Maghnia, dernière escale pour nulle part

Publié le 17 octobre 2005 Lecture : 3 minutes.

A une dizaine de kilomètres de Maghnia, dernière ville algérienne avant la frontière marocaine, des centaines d’immigrants africains ont érigé un village-bidonville dans le lit de l’oued Djordji, à sec depuis une éternité. Par vagues successives, ils sont venus du Mali ou du Niger, du Cameroun, du Nigeria ou du Sénégal. Ils ont traversé le désert au péril de leur vie, échappé aux pillards et aux gendarmes pour finir par échouer ici, à Maghnia, dernière halte avant l’assaut sur Ceuta et Melilla. Dans ce vaste camp dont l’existence est tolérée tant par la population locale que par les services de sécurité, la vie quotidienne est régie par des règles strictes. Chaque communauté possède son carré de tentes en plastique, de huttes en branchages et d’abris de fortune bricolés avec des troncs d’arbre et des cartons d’emballage récupérés chez les commerçants du coin. On jurerait une république autonome, avec un « président », un « ministre » chargé des relations avec les étrangers et un « commissaire » veillant à la sécurité. Mustapha est le « président » de la communauté malienne et se déplace flanqué de gardes du corps. Son épouse l’accompagne, le plus souvent : elle est chargée de recueillir les doléances de ses compatriotes. Baccalauréat en poche, Mustapha a fui le Mali dans l’espoir de s’installer en France. À trois reprises, il s’est cassé le nez sur les barbelés de Ceuta et de Melilla. Après chaque échec, il a regagné le camp afin de reprendre des forces et de gagner un peu d’argent. Quand il aura à nouveau réuni la somme nécessaire à la traversée, il repartira à l’assaut des côtes espagnoles. Mustapha est aujourd’hui un vétéran du camp, et c’est logiquement qu’il préside aux destinées de sa communauté. Ses compatriotes lui doivent obéissance, les nouveaux arrivants s’en remettent à lui pour dénicher une aide ou obtenir un conseil.

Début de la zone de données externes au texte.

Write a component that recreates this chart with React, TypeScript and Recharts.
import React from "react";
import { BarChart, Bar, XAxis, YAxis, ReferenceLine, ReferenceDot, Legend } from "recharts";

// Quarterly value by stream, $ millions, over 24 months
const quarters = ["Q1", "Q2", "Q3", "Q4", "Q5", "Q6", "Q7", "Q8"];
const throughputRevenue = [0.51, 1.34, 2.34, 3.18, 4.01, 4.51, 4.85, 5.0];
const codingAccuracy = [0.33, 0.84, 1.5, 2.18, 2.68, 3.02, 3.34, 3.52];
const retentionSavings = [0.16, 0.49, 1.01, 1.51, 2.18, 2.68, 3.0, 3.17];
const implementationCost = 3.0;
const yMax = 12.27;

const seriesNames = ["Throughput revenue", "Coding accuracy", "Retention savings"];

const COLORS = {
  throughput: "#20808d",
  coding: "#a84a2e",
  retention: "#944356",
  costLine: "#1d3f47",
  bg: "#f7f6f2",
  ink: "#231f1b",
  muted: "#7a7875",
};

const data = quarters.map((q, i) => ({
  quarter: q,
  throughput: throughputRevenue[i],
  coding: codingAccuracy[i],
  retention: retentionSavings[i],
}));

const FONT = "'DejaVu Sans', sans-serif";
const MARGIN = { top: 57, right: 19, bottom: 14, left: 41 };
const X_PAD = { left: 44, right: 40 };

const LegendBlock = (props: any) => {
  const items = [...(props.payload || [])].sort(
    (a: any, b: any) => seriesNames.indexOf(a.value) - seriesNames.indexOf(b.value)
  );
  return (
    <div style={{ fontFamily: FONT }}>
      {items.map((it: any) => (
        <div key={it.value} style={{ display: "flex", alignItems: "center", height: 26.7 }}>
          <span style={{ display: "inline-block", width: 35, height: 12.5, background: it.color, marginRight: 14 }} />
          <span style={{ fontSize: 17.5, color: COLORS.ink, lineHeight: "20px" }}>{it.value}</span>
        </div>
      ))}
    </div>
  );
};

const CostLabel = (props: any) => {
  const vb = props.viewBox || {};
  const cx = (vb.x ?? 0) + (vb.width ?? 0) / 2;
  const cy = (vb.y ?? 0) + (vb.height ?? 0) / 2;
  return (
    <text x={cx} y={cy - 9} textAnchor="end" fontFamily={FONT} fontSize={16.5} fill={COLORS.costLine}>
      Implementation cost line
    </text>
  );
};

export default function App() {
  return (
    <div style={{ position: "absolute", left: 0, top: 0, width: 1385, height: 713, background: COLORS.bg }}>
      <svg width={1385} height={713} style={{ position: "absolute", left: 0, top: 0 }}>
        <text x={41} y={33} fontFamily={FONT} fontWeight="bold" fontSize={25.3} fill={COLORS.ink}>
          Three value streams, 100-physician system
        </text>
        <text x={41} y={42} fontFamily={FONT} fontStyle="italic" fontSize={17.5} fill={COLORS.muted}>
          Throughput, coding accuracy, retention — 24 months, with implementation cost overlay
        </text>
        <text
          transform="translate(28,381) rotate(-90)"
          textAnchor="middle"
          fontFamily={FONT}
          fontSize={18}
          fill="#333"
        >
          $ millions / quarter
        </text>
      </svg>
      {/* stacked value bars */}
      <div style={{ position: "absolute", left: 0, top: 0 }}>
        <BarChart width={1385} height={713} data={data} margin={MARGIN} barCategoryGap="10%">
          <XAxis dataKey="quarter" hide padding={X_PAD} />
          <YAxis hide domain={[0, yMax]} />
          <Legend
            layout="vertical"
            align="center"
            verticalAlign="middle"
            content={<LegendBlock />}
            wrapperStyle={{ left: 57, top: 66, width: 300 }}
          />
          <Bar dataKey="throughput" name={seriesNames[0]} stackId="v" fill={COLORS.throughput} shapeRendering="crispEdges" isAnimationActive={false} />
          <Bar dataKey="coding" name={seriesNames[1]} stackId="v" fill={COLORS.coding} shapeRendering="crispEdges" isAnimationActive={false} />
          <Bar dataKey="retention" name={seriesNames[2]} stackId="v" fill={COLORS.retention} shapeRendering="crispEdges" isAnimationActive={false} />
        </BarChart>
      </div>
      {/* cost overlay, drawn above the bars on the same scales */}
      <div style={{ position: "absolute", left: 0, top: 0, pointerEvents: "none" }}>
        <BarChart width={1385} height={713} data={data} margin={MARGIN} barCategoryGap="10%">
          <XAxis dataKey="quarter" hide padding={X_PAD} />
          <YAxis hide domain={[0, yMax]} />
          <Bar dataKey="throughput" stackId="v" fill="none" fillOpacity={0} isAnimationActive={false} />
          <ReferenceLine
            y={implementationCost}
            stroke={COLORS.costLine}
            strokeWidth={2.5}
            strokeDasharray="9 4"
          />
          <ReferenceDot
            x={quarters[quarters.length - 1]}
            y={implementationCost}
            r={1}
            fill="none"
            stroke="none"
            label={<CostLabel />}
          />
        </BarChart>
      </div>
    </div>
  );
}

Combien d’émigrés clandestins vivent-ils dans cette enclave subsaharienne en terre algérienne ? Plus de trois mille, selon un journaliste qui s’est rendu sur place au mois de juillet. Quelques dizaines tout au plus, au début du mois d’octobre, selon les autorités locales. Quoi qu’il en soit, la vie dans le camp est presque « normale ». On y trouve un boui-boui où l’on sert des repas collectifs, des magasins d’alimentation générale qui proposent des produits de première nécessité (oeufs, lait, cigarettes, eau et conserves), une mosquée, des douches à ciel ouvert et un stade où se jouent d’interminables matchs de foot avec parfois trente ou quarante joueurs sur le terrain ! Certains privilégiés possèdent même un téléviseur couleur alimenté par un petit groupe électrogène et doté d’une antenne récupérée dans une décharge publique. Pour subvenir à leurs besoins et réunir l’argent de la traversée, les clandestins travaillent comme journaliers dans les fermes et les vergers de la région, à raison de 500 dinars (5 euros) la journée. Les plus chanceux réussissent à décrocher un travail stable. Ils sont menuisiers, gardiens, maçons ou manoeuvres sur les chantiers. Bien que tout le monde travaille au noir, la population de Maghnia se montre plutôt indulgente. Certaines femmes du camp sont même autorisées à accoucher dans les hôpitaux de la ville. Chacun sait bien, en effet, que ces « damnés de la Terre » d’un nouveau genre n’ont nulle intention de refaire leur vie ici. Et qu’ils ne rêvent que d’accéder un jour au paradis européen. Ou supposé tel.